The strategy described within this text involves:

    • Determining hard and soft deadlines. as inputs
    • Determining task run-time durations as a design inputs.
    • Determining task run-time periodicity as a design input.
    • Determining the task duration variability when necessary for these inputs.
    • Using timeline techniques to gain confidence and intuition with respect to the system behavior.

Based on these criteria and the rules for Rate Monotonic scheduling a real-time system can be designed and analyzed for meeting its deadlines

  • To analyze the system under test, my preferred method is GPIO pins and the Saleae logic analyzer. 

Use of GPIO pin for tracing context switching and task duration provides low-latency profiling of the system under test.
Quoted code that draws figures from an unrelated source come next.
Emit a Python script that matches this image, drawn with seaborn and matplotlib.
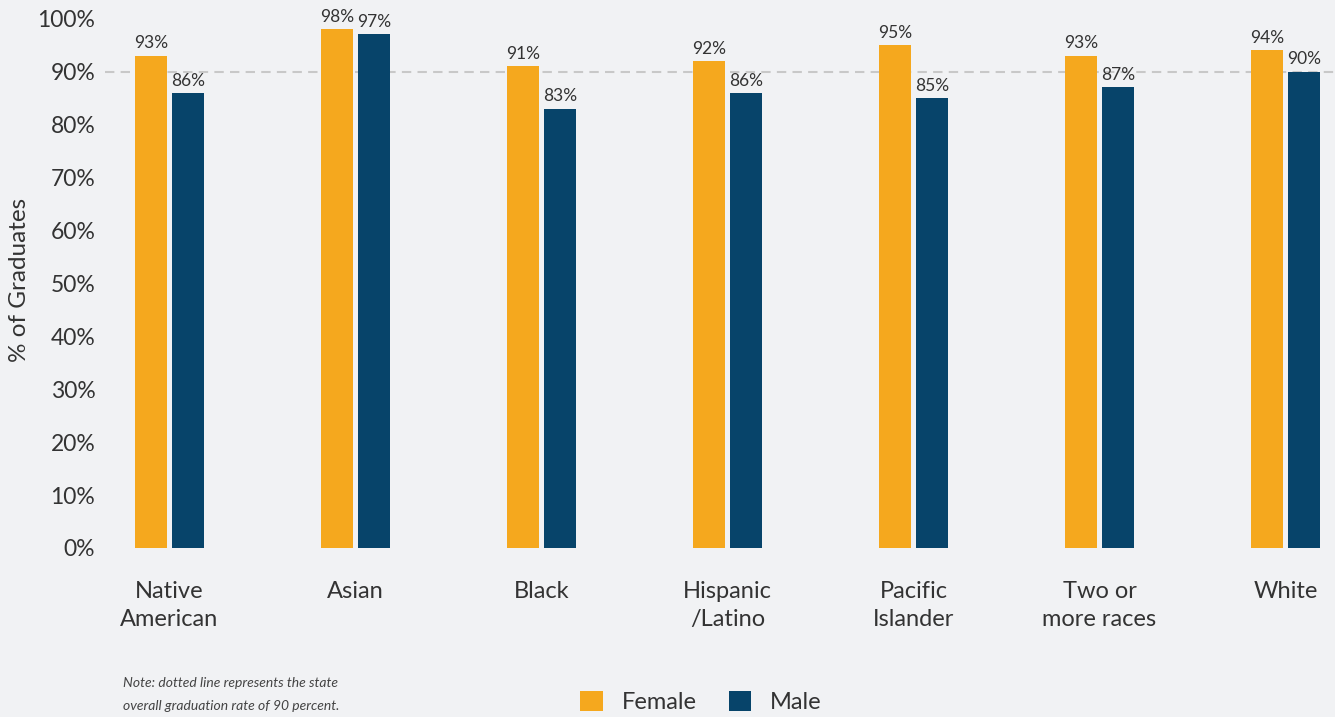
import matplotlib
matplotlib.use("Agg")
import matplotlib.pyplot as plt
from matplotlib.patches import Patch
import seaborn as sns
import pandas as pd

categories = ["Native\nAmerican", "Asian", "Black", "Hispanic\n/Latino",
              "Pacific\nIslander", "Two or\nmore races", "White"]
female = [93, 98, 91, 92, 95, 93, 94]
male = [86, 97, 83, 86, 85, 87, 90]
series = ["Female", "Male"]
colors = ["#F5A81E", "#07446A"]
yticks = list(range(0, 101, 10))
state_rate = 90

BG = "#F1F2F4"
TXT = "#333333"

sns.set_theme(style="white")
plt.rcParams["font.family"] = ["Lato", "DejaVu Sans"]

df = pd.DataFrame({
    "Race": categories * 2,
    "Gender": ["Female"] * len(categories) + ["Male"] * len(categories),
    "Value": female + male,
})

W, H = 1335, 717
fig = plt.figure(figsize=(W / 100, H / 100), dpi=100, facecolor=BG)
ax_left = 105 / W
ax_bottom = (H - 548) / H
ax = fig.add_axes([ax_left, ax_bottom, 1 - ax_left, 1 - ax_bottom])
ax.set_facecolor(BG)

sns.barplot(data=df, x="Race", y="Value", hue="Gender", hue_order=series,
            order=categories, palette=colors, width=0.398, gap=0.136,
            saturation=1, legend=False, linewidth=0, ax=ax)

ax.set_xlim(-0.347, 6.266)
ax.set_ylim(0, 548 / 5.294)
ax.axhline(state_rate, color="#C8C8C8", lw=1.5, ls=(0, (4.5, 3)), zorder=0)

for cont in ax.containers:
    for bar in cont:
        h = bar.get_height()
        ax.annotate(f"{h:.0f}%", (bar.get_x() + bar.get_width() / 2, h),
                    xytext=(0, 3), textcoords="offset points",
                    ha="center", va="bottom", fontsize=12.5, color=TXT)

ax.set_yticks(yticks)
ax.set_yticklabels([f"{t}%" for t in yticks], fontsize=16.5, color=TXT)
ax.tick_params(axis="y", length=0, pad=7)
ax.tick_params(axis="x", length=0, pad=24, labelsize=17, labelcolor=TXT)
for lab in ax.get_xticklabels():
    lab.set_linespacing(1.42)
ax.set_xlabel("")
ax.set_ylabel("")
for s in ax.spines.values():
    s.set_visible(False)

fig.text(20 / W, 1 - 280 / H, "% of Graduates", rotation=90, ha="center",
         va="center", fontsize=17.5, color=TXT)

fig.text(123 / W, 1 - 694.5 / H,
         "Note: dotted line represents the state\noverall graduation rate of 90 percent.",
         ha="left", va="center", fontsize=10, style="italic", color="#444444",
         linespacing=2.15)

handles = [Patch(facecolor=c, edgecolor="none", label=s) for c, s in zip(colors, series)]
fig.legend(handles=handles, loc="center", bbox_to_anchor=(701 / W, 1 - 702 / H),
           ncol=2, frameon=False, fontsize=17, handlelength=0.95, handleheight=0.95,
           handletextpad=0.8, columnspacing=1.35, labelcolor=TXT)

fig.savefig("out.png", dpi=100, facecolor=BG)
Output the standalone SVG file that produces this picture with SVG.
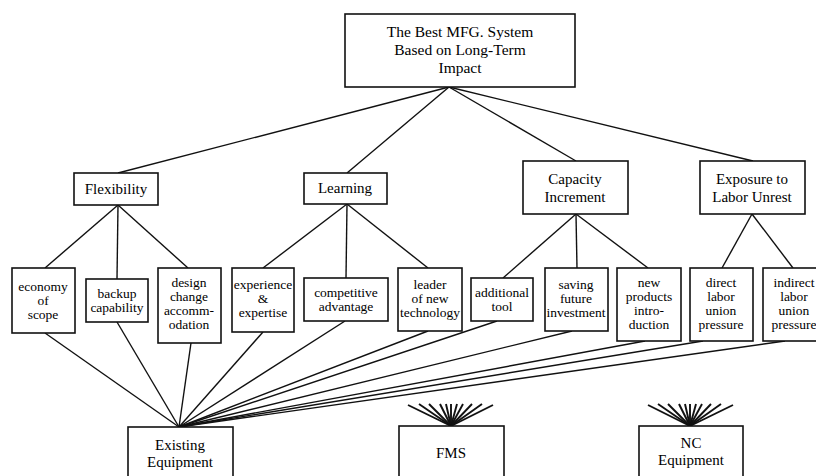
<svg xmlns="http://www.w3.org/2000/svg" width="816" height="476" viewBox="0 0 816 476">
<style>
.box{fill:#fff;stroke:#111;stroke-width:1.6}
.t{font-family:"Liberation Serif","Times New Roman",serif;fill:#000;text-anchor:middle}
.t1{font-size:15.5px}
.t2{font-size:15px}
.t3{font-size:13.5px}
.c line{stroke:#111;stroke-width:1.4}
.c .fan line{stroke-width:1.9}
</style>
<rect width="816" height="476" fill="#fff"/>
<g class="c" id="connectors">
<line x1="449" y1="87" x2="118" y2="173"/>
<line x1="449" y1="87" x2="347" y2="173"/>
<line x1="449" y1="87" x2="576" y2="161"/>
<line x1="449" y1="87" x2="753" y2="161"/>
<line x1="118" y1="205" x2="45" y2="268"/>
<line x1="118" y1="205" x2="117" y2="279"/>
<line x1="118" y1="205" x2="188" y2="268"/>
<line x1="347" y1="204" x2="263" y2="268"/>
<line x1="347" y1="204" x2="346" y2="278"/>
<line x1="347" y1="204" x2="428" y2="268"/>
<line x1="576" y1="214" x2="503" y2="278"/>
<line x1="576" y1="214" x2="577" y2="268"/>
<line x1="576" y1="214" x2="648" y2="268"/>
<line x1="752" y1="214" x2="722" y2="268"/>
<line x1="752" y1="214" x2="793" y2="268"/>
<line x1="45" y1="333" x2="179" y2="427"/>
<line x1="117" y1="322" x2="179" y2="427"/>
<line x1="191" y1="343" x2="179" y2="427"/>
<line x1="263" y1="332" x2="179" y2="427"/>
<line x1="345" y1="321" x2="179" y2="427"/>
<line x1="428" y1="331" x2="179" y2="427"/>
<line x1="497" y1="321" x2="179" y2="427"/>
<line x1="572" y1="331" x2="179" y2="427"/>
<line x1="645" y1="341" x2="179" y2="427"/>
<line x1="703" y1="341" x2="179" y2="427"/>
<line x1="785" y1="341" x2="179" y2="427"/>
<g class="fan" id="fan-fms">
<line x1="451" y1="426" x2="408" y2="405"/>
<line x1="451" y1="426" x2="419" y2="404"/>
<line x1="451" y1="426" x2="429" y2="404"/>
<line x1="451" y1="426" x2="440" y2="404"/>
<line x1="451" y1="426" x2="446" y2="404"/>
<line x1="451" y1="426" x2="451" y2="404"/>
<line x1="451" y1="426" x2="457" y2="404"/>
<line x1="451" y1="426" x2="463" y2="404"/>
<line x1="451" y1="426" x2="472" y2="404"/>
<line x1="451" y1="426" x2="482" y2="404"/>
<line x1="451" y1="426" x2="493" y2="405"/>
</g>
<g class="fan" id="fan-nc">
<line x1="690" y1="426" x2="648" y2="405"/>
<line x1="690" y1="426" x2="658" y2="404"/>
<line x1="690" y1="426" x2="668" y2="404"/>
<line x1="690" y1="426" x2="679" y2="404"/>
<line x1="690" y1="426" x2="685" y2="404"/>
<line x1="690" y1="426" x2="690" y2="404"/>
<line x1="690" y1="426" x2="696" y2="404"/>
<line x1="690" y1="426" x2="702" y2="404"/>
<line x1="690" y1="426" x2="711" y2="404"/>
<line x1="690" y1="426" x2="721" y2="404"/>
<line x1="690" y1="426" x2="733" y2="405"/>
</g>
</g>
<g id="goal">
<rect class="box" x="345" y="14" width="230" height="73"/>
<text class="t t1" x="460" y="37">The Best MFG. System</text>
<text class="t t1" x="460" y="55">Based on Long-Term</text>
<text class="t t1" x="460" y="73">Impact</text>
</g>
<g id="flexibility">
<rect class="box" x="74" y="173" width="84" height="32"/>
<text class="t t2" x="116" y="194">Flexibility</text>
</g>
<g id="learning">
<rect class="box" x="304" y="173" width="83" height="31"/>
<text class="t t2" x="345" y="193">Learning</text>
</g>
<g id="capacity">
<rect class="box" x="523" y="161" width="105" height="53"/>
<text class="t t2" x="575" y="184">Capacity</text>
<text class="t t2" x="575" y="202">Increment</text>
</g>
<g id="exposure">
<rect class="box" x="700" y="161" width="105" height="53"/>
<text class="t t2" x="752" y="184">Exposure to</text>
<text class="t t2" x="752" y="202">Labor Unrest</text>
</g>
<g id="economy">
<rect class="box" x="12" y="268" width="63" height="65"/>
<text class="t t3" x="43" y="291">economy</text>
<text class="t t3" x="43" y="305">of</text>
<text class="t t3" x="43" y="319">scope</text>
</g>
<g id="backup">
<rect class="box" x="86" y="279" width="62" height="43"/>
<text class="t t3" x="117" y="298">backup</text>
<text class="t t3" x="117" y="312">capability</text>
</g>
<g id="design">
<rect class="box" x="158" y="268" width="63" height="75"/>
<text class="t t3" x="189" y="287">design</text>
<text class="t t3" x="189" y="301">change</text>
<text class="t t3" x="189" y="315">accomm-</text>
<text class="t t3" x="189" y="329">odation</text>
</g>
<g id="experience">
<rect class="box" x="232" y="268" width="62" height="64"/>
<text class="t t3" x="263" y="289">experience</text>
<text class="t t3" x="263" y="303">&amp;</text>
<text class="t t3" x="263" y="317">expertise</text>
</g>
<g id="competitive">
<rect class="box" x="304" y="278" width="84" height="43"/>
<text class="t t3" x="346" y="297">competitive</text>
<text class="t t3" x="346" y="311">advantage</text>
</g>
<g id="leader">
<rect class="box" x="398" y="268" width="64" height="63"/>
<text class="t t3" x="430" y="289">leader</text>
<text class="t t3" x="430" y="303">of new</text>
<text class="t t3" x="430" y="317">technology</text>
</g>
<g id="additional">
<rect class="box" x="471" y="278" width="62" height="43"/>
<text class="t t3" x="502" y="297">additional</text>
<text class="t t3" x="502" y="311">tool</text>
</g>
<g id="saving">
<rect class="box" x="545" y="268" width="63" height="63"/>
<text class="t t3" x="576" y="289">saving</text>
<text class="t t3" x="576" y="303">future</text>
<text class="t t3" x="576" y="317">investment</text>
</g>
<g id="newproducts">
<rect class="box" x="617" y="268" width="64" height="73"/>
<text class="t t3" x="649" y="287">new</text>
<text class="t t3" x="649" y="301">products</text>
<text class="t t3" x="649" y="315">intro-</text>
<text class="t t3" x="649" y="329">duction</text>
</g>
<g id="direct">
<rect class="box" x="690" y="268" width="63" height="73"/>
<text class="t t3" x="721" y="287">direct</text>
<text class="t t3" x="721" y="301">labor</text>
<text class="t t3" x="721" y="315">union</text>
<text class="t t3" x="721" y="329">pressure</text>
</g>
<g id="indirect">
<rect class="box" x="763" y="268" width="63" height="73"/>
<text class="t t3" x="794" y="287">indirect</text>
<text class="t t3" x="794" y="301">labor</text>
<text class="t t3" x="794" y="315">union</text>
<text class="t t3" x="794" y="329">pressure</text>
</g>
<g id="existing">
<rect class="box" x="128" y="427" width="105" height="60"/>
<text class="t t2" x="180" y="450">Existing</text>
<text class="t t2" x="180" y="467">Equipment</text>
</g>
<g id="fms">
<rect class="box" x="399" y="426" width="105" height="60"/>
<text class="t t2" x="451" y="458">FMS</text>
</g>
<g id="nc">
<rect class="box" x="639" y="426" width="104" height="60"/>
<text class="t t2" x="691" y="448">NC</text>
<text class="t t2" x="691" y="465">Equipment</text>
</g>
</svg>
  • I have never had the opportunity to use Traceback debugging techniques which would obsolete the logic analyzer method.

I would specifically like to hear about others' experience with traceback debugging tools on the ARM Cortex series and what tools you have found useful. It appears that every ARM device on the market these days contains the Embedded Trace Macrocell.

This should be standard practice - but I am not yet up to speed  :(

[ - ]
Reply by beningjwApril 26, 2017

Thanks for sharing that link and providing your input. A core piece of the webinar is going to be discussing the ARM Cortex tracing capabilities. It might be a good webinar for you to attend to get up to speed.

The logic analyzer method is one I've used in the past on 8 and 16 bit machines. When using ARM, utilizing the internal hardware and external trace tools can provide a lot of insight and not use up GPIO. I think this will be a good point to mention!

Thanks again for your input!  

[ - ]
Reply by LaszloApril 27, 2017

My 2 cents, what i mentioned as tracing is basically logging data into RAM or NVM buffers(with or without the HW trace support), then dumping it and analyze it with a help of scripts(to add some readable form).

This all needs a piece of firmware, usually enabled/disabled via compiler switches.

If you have a debug/trace firmware component, that can be merged into any system, the low level drivers can have HW support or pure SW implementation, but that should be abstracted from the actual tracing. Like that you can integrate this component, making "any" RTOS traceable.

It sounds more complex than it actually is, what you need:

- define your data structure (struct), to contain all data you need, but no redundant data(you are using RAM/NVM for it). Add a field which you can correlate with the other traces, like timestamp/clockcount. Track also in which task you are, if relevant. Important - add a trace element nr. so you know at which entry you are looking at(see below)

- define an array with your trace structure, use it as circular buffer.

- collected data can be dumped with memory dump or downloaded via serial/usb ports, or even checked via jtag/watch expression

Debugging with a GPIO is possible in the classic "super loop" system, however the task/context switching will be hard to follow, and the "trace" is not that easy to share/analyze.

However GPIO debugging is though very useful if you have "strange" resets, and can't actually take the dump, or the system is not even booting up properly, then a toggling a GPIO at specific code location can show you if you reached that or not. Detecting a reset event is also very useful.

Looking forward :)

[ - ]
Reply by Bob11April 30, 2017

IMO, the closer to the metal (silicon?) the RTOS and application are, the more important it is to be familiar with the ABI and start-up processes of the software toolchain. Knowing which processor registers are 'scratch' registers vs which are saved during function calls, the direction of stack pushes, where code and data segments are placed by the linker and how they are initialized, the proper use of type qualifiers such as 'volatile', the access models of the processor, etc. etc., is more useful when debugging an RTOS application than when debugging, say, a typical desktop application. For example, I've seen embedded code fail when someone tried to squeeze ~2100 bytes into a data segment when the processor only had 2048 bytes of data FLASH, and the linker/loader was not properly configured to warn about the segment size. As long as no one accessed those last 52 bytes that aliased around to the first 52 (no run-time error naturally) everything was fine.

When tracing an RTOS/application on the smaller processors, being able to follow the flow of execution below the source code level is usually a necessary skill; at least that's been my experience. I agree with the rest of your list as well--sounds like an interesting webinar!